Penanda islam hadir ditanah Kayong sejak abad ke 15 ini ditemukannya nisan nisan tua di keramat 9 berangka tahun saka. Jika di konversi tahunnya adalah 1423 masehi, artinya sejak tahun tersebut telah ada orang Islam yang di makamkam. Menurut KH. Agus Sunyoto dalam karya bukunya yakni Atlas wali songo, disebutkan bahwa jejak dakwah sunan ampel pada tahun 1420 masehi juga sampai ke bumi Sukadana . pada masa itu Sukadana menjadi ibu kota dari kerajaan Tanjungpura.
Berikut akan
kami rangkum perjalanan jejak dakwah para wali di tanah Kayong ( Ketapang dan Kayong
utara ) dari mulai urutan yang paling
tua diabad ke 15, hingga yang
paling muda yakni pada abad ke 19.
Makam
keramat tujuh dan sembilan di Ketapang
Nisan di Keramat 7 dan 9 |
se
Seperti yang telah disebutkan di atas bahwa salah satu nisan dengan
inskripsi tahun saka terdapat di kompleks makam keramat 9 Ketapang, berangka
tahun 1423 masehi . dengan adanya makam keramat tujuh dan Sembilan tidak lepas
dari sejarah kerajaan Tanjungpura yang didirikan oleh Brawijaya dari Kerajaan
Majapahit di jawa bercorak Hindu-Budha.
Mengenai Sumber tentang
keberadaan kerajaan Tanjungpura ini tertulis dalam kitab Negarakertagama yang
ditulis oleh Mpu Pranca serta beberapa catatan manuskrip lokal berbahasa arab
melayu dan sumber eropa yang lainnya.
Adapun keberadaan makam
keramat 7 dan 9 sangatlah menarik perhatian,walau tidaklah diketahu nama
namanya, namun di yakini bahwa yang dimakamkan di makam tersebut bukanlah orang
biasa. dapat dilihat dari type nisan
dengan ciri fisik seperti di keramat 7 dan 9 itu di sebut sebagai type nisan Demak
Tralaya.
Banyak diantara nisan type
Demak Tralaya yang ada di keramat 9 memiliki lambang khusus berupa medalion
atau bulat tengah, yang lazim lambang ini disebut dengan lambang purnama sidhi.

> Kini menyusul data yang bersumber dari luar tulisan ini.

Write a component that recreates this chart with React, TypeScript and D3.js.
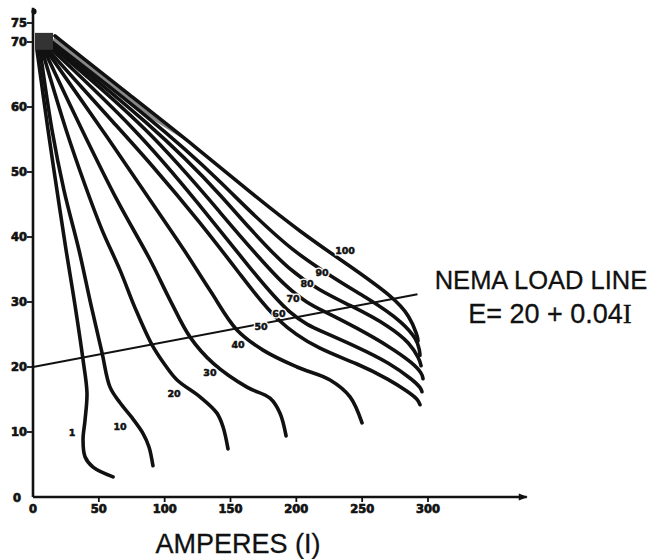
import React from "react";
import * as d3 from "d3";

type P = [number, number];

// Axis ticks
const xTicks = [0, 50, 100, 150, 200, 250, 300];
const yTicks = [0, 10, 20, 30, 40, 50, 60, 70, 75];

// Curve names (field settings)
const curveNames = ["1", "10", "20", "30", "40", "50", "60", "70", "80", "90", "100"];

// Curves: [amperes, volts]
const curve1: P[] = [[3.0, 68.8], [11.4, 56.5], [18.2, 47.2], [25.1, 38.0], [31.9, 29.5], [38.0, 21.1], [41.0, 16.0], [39.5, 11.8], [38.0, 8.8], [39.5, 6.2], [45.6, 4.6], [60.8, 3.1]];
const curve10: P[] = [[5.3, 68.8], [14.4, 56.5], [23.5, 47.2], [34.9, 38.0], [44.1, 29.5], [52.4, 22.2], [58.5, 16.9], [66.1, 14.5], [75.2, 12.2], [83.5, 9.8], [88.1, 7.7], [91.1, 4.8]];
const curve20: P[] = [[6.8, 68.8], [25.1, 56.5], [39.5, 48.0], [52.4, 41.1], [66.1, 34.9], [77.5, 29.1], [90.4, 23.4], [100.3, 20.3], [109.4, 18.0], [126.8, 15.4], [139.7, 12.9], [144.3, 10.8], [148.1, 7.4]];
const curve30: P[] = [[8.4, 68.8], [37.2, 56.5], [63.8, 45.7], [88.9, 36.5], [104.1, 30.3], [119.3, 24.6], [136.7, 20.6], [162.5, 16.9], [180.0, 15.2], [187.6, 12.9], [192.2, 9.4]];
const curve40: P[] = [[9.9, 68.8], [52.4, 56.5], [88.9, 45.7], [114.7, 38.0], [134.4, 31.8], [154.9, 25.7], [174.7, 22.6], [200.5, 20.0], [225.6, 18.0], [240.8, 15.4], [249.9, 11.4]];
const curve50: P[] = [[11.4, 68.8], [66.1, 56.5], [88.9, 51.4], [126.8, 42.3], [157.2, 34.3], [185.3, 26.8], [218.0, 22.6], [246.1, 20.6], [271.1, 18.0], [284.8, 16.2], [292.4, 15.0], [293.9, 14.2]];
const curve60: P[] = [[12.9, 69.1], [79.0, 56.5], [126.8, 44.9], [164.8, 35.2], [196.7, 27.5], [220.3, 25.4], [246.1, 23.1], [271.1, 20.6], [288.6, 18.0], [294.5, 16.8], [295.4, 16.2]];
const curve70: P[] = [[13.7, 69.4], [88.9, 56.5], [142.0, 43.8], [195.2, 31.1], [221.8, 28.5], [246.1, 26.0], [271.1, 23.1], [288.6, 20.6], [295.5, 19.0], [296.2, 18.2]];
const curve80: P[] = [[14.4, 69.7], [88.9, 57.4], [142.0, 46.9], [195.2, 33.8], [244.6, 29.2], [271.1, 26.2], [286.3, 23.7], [293.5, 21.2], [294.7, 20.2]];
const curve90: P[] = [[14.4, 70.0], [88.9, 58.3], [142.0, 48.8], [195.2, 37.5], [259.7, 30.0], [281.0, 26.8], [291.7, 24.2], [293.6, 22.6], [293.9, 21.8]];
const curve100: P[] = [[16.7, 71.6], [73.7, 61.8], [124.6, 53.7], [164.8, 46.9], [202.8, 40.8], [240.8, 35.5], [273.4, 30.8], [286.3, 27.8], [291.7, 24.9], [292.3, 24.3], [292.4, 24.0]];

const curves = [curve1, curve10, curve20, curve30, curve40, curve50, curve60, curve70, curve80, curve90, curve100];

// Where each curve's label sits, [amperes, volts]
const labelAt: P[] = [[29.6, 10.0], [66.1, 10.8], [107.1, 16.0], [134.4, 19.2], [155.7, 23.4], [173.2, 26.3], [186.8, 28.3], [197.5, 30.6], [208.1, 32.8], [219.5, 34.6], [237.0, 38.0]];

// NEMA load line E = 20 + 0.04 I, as drawn
const loadLine: P[] = [[0, 20], [292, 31.2]];

// Dark smudge where the curves meet at the top: [amps0, amps1, volts0, volts1]
const topBox = [1.5, 15.2, 68.8, 72.4];

export default function App() {
  const x = d3.scaleLinear().domain([0, 300]).range([33, 428]);
  const y = d3.scaleLinear().domain([0, 70, 75]).range([497, 42, 23]);
  const lineLow = d3
    .line<P>()
    .x((d) => x(d[0]))
    .y((d) => y(d[1]))
    .curve(d3.curveCatmullRom.alpha(0.5));
  const lineHigh = d3
    .line<P>()
    .x((d) => x(d[0]))
    .y((d) => y(d[1]))
    .curve(d3.curveBasis);
  const straight = d3
    .line<P>()
    .x((d) => x(d[0]))
    .y((d) => y(d[1]));

  const band: P[] = [curve100[0], curve100[1], curve100[2], curve90[1], curve90[0]];

  const x0 = x(0);
  const y0 = y(0);
  const tickFont = "'DejaVu Sans', sans-serif";

  return (
    <svg
      width={660}
      height={559}
      style={{ position: "absolute", left: 0, top: 0, background: "#fff" }}
    >
      <rect x={0} y={0} width={660} height={559} fill="#fff" />

      {/* grey shading along the upper curves */}
      <path d={straight(band) + "Z"} fill="#6a6a6a" opacity={0.8} />

      {/* curves */}
      {curves.map((c, i) => (
        <path
          key={curveNames[i]}
          d={(i < 5 ? lineLow(c) : lineHigh(c)) || ""}
          fill="none"
          stroke="#111"
          strokeWidth={3.6}
          strokeLinecap="round"
          strokeLinejoin="round"
        />
      ))}

      {/* dark box at the top */}
      <rect
        x={x(topBox[0])}
        y={y(topBox[3])}
        width={x(topBox[1]) - x(topBox[0])}
        height={y(topBox[2]) - y(topBox[3])}
        fill="#333"
      />

      {/* load line */}
      <path d={straight(loadLine) || ""} stroke="#111" strokeWidth={2} fill="none" />

      {/* axes */}
      <line x1={x0} y1={y0} x2={x(375)} y2={y0} stroke="#111" strokeWidth={2.6} />
      <polygon
        points={`${x(375) - 8},${y0 - 3.5} ${x(375) + 1},${y0} ${x(375) - 8},${y0 + 3.5}`}
        fill="#111"
      />
      <line x1={x0} y1={y0} x2={x0} y2={y(79)} stroke="#111" strokeWidth={2.6} />
      <ellipse cx={x0 + 1} cy={y(78)} rx={2.6} ry={3} fill="#111" />

      {/* x ticks */}
      {xTicks.map((t) => (
        <g key={"x" + t}>
          {t > 0 && <line x1={x(t)} x2={x(t)} y1={y0} y2={y0 + 5} stroke="#111" strokeWidth={1.8} />}
          <text
            x={x(t)}
            y={y0 + 16}
            textAnchor="middle"
            fontFamily={tickFont}
            fontWeight="bold"
            fontSize={11.5}
            fill="#111"
            stroke="#111"
            strokeWidth={0.7}
          >
            {t}
          </text>
        </g>
      ))}

      {/* y ticks */}
      {yTicks.map((t) => (
        <g key={"y" + t}>
          {t > 0 && <line x1={x0 - 6} x2={x0} y1={y(t)} y2={y(t)} stroke="#111" strokeWidth={1.8} />}
          <text
            x={t === 0 ? x0 - 12 : x0 - 6}
            y={y(t) + (t === 0 ? 1 : 0)}
            textAnchor="end"
            dominantBaseline="central"
            fontFamily={tickFont}
            fontWeight="bold"
            fontSize={11.5}
            fill="#111"
            stroke="#111"
            strokeWidth={0.7}
          >
            {t}
          </text>
        </g>
      ))}

      {/* curve labels */}
      {labelAt.map((p, i) => (
        <g key={"l" + i}>
          <text
            x={x(p[0])}
            y={y(p[1])}
            textAnchor="middle"
            dominantBaseline="central"
            fontFamily={tickFont}
            fontWeight="bold"
            fontSize={9.5}
            fill="#fff"
            stroke="#fff"
            strokeWidth={3}
          >
            {curveNames[i]}
          </text>
          <text
            x={x(p[0])}
            y={y(p[1])}
            textAnchor="middle"
            dominantBaseline="central"
            fontFamily={tickFont}
            fontWeight="bold"
            fontSize={9.5}
            fill="#111"
            stroke="#111"
            strokeWidth={0.5}
          >
            {curveNames[i]}
          </text>
        </g>
      ))}

      {/* annotation */}
      <text
        x={541}
        y={289}
        textAnchor="middle"
        fontFamily="'Liberation Sans', Arial, sans-serif"
        fontSize={25.5}
        fill="#111"
        stroke="#111"
        strokeWidth={0.3}
      >
        NEMA LOAD LINE
      </text>
      <text
        x={550}
        y={323}
        textAnchor="middle"
        fontFamily="'Liberation Sans', Arial, sans-serif"
        fontSize={27}
        fill="#111"
        stroke="#111"
        strokeWidth={0.3}
      >
        E= 20 + 0.04
        <tspan fontFamily="'Liberation Serif', 'Times New Roman', serif">I</tspan>
      </text>

      {/* axis title */}
      <text
        x={238}
        y={553}
        textAnchor="middle"
        fontFamily="'Liberation Sans', Arial, sans-serif"
        fontSize={27}
        fill="#111"
        stroke="#111"
        strokeWidth={0.3}
      >
        AMPERES (I)
      </text>
    </svg>
  );
}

Nisan dengan lambang purnama sidhi ini sangat lazim dipakai untuk penanda bahwa
yang dimakamkan adalah pemuka agama.
Berdasarkan tahunnya makam
dikeramat sembilan ini dapat dihubungkan dengan keberadaan dakwah Sunan Ampel yang
menjangkau kerajaan Tanjungpura pada tahun 1420 masehi. Jika di Banjar,
terdapat seorang ulama pada masa yang
sama, bernama Khatib Dayan atau Syarif Maulana al idrus, yang di kirim dari jawa. Maka perlakuan yang sama juga terjadi di
kerajaan Tanjungpura setelah dakwah Sunan Ampel mendahului, sehingga ada
penerus dari beliau untuk berdakwah di kerajaan Tanjungpura.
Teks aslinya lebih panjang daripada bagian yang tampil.